§ **What you will do**: Take each line that has the word "seaborn" and return it.

§ **Listed records**:
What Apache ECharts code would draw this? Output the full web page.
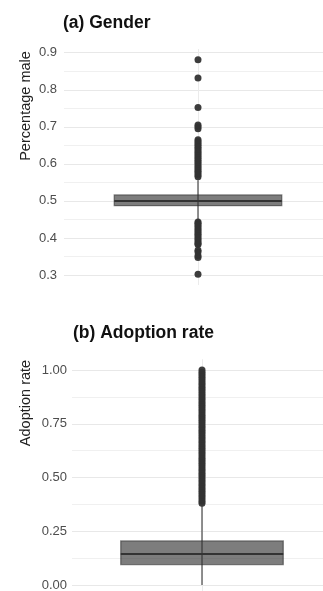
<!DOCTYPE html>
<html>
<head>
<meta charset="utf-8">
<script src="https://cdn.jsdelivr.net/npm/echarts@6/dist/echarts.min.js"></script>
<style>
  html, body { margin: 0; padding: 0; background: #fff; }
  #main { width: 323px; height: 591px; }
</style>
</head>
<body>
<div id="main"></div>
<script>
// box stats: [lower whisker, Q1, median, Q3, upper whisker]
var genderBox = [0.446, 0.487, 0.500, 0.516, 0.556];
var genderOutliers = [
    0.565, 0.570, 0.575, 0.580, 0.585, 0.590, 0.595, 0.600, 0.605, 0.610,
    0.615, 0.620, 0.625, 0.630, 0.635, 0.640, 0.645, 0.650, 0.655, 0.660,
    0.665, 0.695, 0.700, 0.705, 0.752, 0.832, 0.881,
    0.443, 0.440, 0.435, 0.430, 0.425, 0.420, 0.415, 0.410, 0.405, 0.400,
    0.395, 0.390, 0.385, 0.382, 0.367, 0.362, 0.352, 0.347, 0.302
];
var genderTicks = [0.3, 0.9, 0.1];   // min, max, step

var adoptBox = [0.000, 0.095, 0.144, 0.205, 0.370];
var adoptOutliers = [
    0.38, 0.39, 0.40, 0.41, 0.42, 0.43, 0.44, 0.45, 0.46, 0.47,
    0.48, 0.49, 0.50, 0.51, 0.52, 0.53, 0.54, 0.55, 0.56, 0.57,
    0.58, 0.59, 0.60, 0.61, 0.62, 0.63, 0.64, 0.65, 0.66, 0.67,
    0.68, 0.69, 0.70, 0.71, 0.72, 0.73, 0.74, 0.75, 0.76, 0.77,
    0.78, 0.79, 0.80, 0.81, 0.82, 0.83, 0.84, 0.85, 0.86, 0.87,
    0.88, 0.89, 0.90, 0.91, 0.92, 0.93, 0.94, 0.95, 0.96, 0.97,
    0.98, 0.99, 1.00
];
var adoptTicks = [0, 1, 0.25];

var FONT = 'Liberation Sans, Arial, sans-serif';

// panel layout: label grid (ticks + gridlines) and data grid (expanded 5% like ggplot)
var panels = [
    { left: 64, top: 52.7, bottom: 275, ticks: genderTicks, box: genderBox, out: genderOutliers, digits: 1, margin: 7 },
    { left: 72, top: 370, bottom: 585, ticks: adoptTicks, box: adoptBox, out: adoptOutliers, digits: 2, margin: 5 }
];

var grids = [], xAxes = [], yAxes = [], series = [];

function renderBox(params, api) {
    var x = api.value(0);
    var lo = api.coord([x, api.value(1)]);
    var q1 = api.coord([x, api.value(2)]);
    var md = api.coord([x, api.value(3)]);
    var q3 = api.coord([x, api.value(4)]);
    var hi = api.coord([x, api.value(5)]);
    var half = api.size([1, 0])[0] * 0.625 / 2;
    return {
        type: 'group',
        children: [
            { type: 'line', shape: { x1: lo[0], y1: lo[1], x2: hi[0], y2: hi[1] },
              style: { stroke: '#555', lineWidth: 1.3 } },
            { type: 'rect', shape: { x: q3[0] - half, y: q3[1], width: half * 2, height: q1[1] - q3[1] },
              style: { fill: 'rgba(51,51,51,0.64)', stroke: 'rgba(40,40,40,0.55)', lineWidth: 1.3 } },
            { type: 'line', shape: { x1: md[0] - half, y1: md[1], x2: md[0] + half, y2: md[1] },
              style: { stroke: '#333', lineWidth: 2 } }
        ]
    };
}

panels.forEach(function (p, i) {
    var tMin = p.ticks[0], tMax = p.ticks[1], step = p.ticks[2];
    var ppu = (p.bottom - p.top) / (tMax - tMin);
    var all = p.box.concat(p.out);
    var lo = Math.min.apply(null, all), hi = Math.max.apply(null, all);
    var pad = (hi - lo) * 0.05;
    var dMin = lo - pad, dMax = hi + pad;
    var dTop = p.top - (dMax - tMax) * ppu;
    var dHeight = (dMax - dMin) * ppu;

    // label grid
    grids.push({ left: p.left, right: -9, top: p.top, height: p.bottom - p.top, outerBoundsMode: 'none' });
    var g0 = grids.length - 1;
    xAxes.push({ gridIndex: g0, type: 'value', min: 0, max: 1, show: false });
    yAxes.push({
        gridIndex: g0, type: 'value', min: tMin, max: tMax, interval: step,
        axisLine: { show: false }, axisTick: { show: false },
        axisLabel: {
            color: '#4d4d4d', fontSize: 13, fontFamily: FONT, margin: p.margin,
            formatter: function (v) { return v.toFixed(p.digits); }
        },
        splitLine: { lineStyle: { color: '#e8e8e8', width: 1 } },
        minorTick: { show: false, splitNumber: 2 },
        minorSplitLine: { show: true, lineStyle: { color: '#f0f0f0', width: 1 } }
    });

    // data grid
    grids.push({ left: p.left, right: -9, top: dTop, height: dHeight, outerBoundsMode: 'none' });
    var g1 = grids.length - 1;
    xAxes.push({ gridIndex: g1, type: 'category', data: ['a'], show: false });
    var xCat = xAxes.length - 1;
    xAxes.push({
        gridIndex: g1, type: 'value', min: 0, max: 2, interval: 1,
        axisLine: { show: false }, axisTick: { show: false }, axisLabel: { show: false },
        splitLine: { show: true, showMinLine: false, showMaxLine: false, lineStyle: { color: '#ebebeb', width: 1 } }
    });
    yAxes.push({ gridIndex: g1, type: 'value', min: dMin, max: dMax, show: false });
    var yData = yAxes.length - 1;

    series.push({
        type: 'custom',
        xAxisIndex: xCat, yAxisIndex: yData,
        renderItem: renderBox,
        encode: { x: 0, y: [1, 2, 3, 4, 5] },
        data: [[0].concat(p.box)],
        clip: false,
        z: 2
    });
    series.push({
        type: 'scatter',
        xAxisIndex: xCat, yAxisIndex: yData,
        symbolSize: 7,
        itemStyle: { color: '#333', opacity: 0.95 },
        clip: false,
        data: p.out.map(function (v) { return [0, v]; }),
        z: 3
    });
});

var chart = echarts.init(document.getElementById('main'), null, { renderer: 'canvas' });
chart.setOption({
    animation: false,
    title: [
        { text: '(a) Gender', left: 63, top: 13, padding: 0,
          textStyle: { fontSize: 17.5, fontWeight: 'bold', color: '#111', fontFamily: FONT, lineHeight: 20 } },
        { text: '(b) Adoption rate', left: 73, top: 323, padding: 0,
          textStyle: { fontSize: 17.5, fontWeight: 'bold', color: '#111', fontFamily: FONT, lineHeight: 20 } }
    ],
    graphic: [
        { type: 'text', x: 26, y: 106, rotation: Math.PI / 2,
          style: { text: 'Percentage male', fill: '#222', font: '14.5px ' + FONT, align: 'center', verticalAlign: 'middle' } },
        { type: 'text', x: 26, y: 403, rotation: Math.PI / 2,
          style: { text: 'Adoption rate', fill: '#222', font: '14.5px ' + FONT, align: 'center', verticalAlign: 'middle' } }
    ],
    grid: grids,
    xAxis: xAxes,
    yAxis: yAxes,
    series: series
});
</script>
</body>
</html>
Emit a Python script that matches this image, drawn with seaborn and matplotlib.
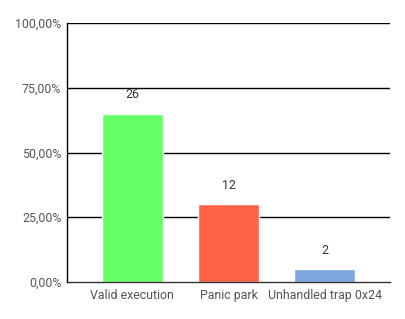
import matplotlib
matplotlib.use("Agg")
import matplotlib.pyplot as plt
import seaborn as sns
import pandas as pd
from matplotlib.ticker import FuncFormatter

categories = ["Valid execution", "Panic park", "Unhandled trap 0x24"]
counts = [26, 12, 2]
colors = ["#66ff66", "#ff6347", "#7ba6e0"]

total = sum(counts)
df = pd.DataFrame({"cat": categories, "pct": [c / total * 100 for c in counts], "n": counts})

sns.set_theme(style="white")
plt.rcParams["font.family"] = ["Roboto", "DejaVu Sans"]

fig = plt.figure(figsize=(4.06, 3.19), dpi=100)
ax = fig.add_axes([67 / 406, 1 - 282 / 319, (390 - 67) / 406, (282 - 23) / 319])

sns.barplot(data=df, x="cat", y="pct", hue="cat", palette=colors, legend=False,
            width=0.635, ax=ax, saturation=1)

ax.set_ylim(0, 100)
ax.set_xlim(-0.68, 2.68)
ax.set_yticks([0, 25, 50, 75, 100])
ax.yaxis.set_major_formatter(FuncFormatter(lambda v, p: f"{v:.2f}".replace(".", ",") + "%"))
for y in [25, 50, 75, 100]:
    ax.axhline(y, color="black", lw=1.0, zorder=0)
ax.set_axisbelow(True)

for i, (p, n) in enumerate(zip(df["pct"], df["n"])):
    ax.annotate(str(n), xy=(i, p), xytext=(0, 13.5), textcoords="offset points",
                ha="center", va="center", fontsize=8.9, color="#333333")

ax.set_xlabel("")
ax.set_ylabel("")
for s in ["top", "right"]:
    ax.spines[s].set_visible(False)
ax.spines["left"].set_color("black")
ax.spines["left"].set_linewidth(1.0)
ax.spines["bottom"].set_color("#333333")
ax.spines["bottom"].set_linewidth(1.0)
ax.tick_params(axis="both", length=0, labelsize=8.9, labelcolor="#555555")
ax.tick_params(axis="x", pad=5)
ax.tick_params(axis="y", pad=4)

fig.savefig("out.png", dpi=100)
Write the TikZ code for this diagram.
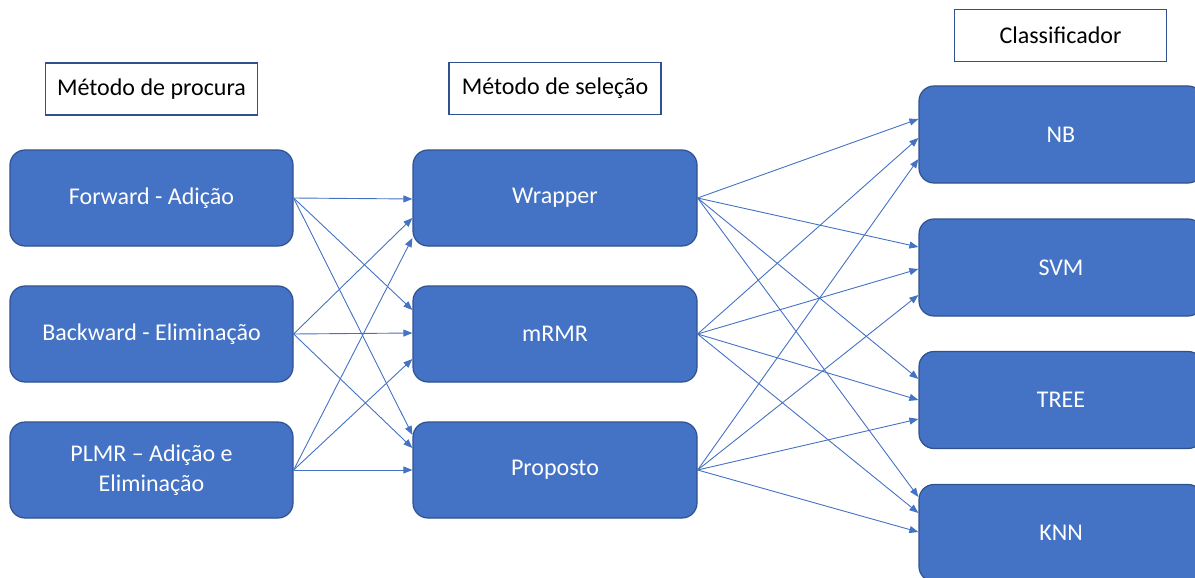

§ **Answer for the task**:
Emit a Python script that matches this image, drawn with seaborn and matplotlib.
import seaborn as sns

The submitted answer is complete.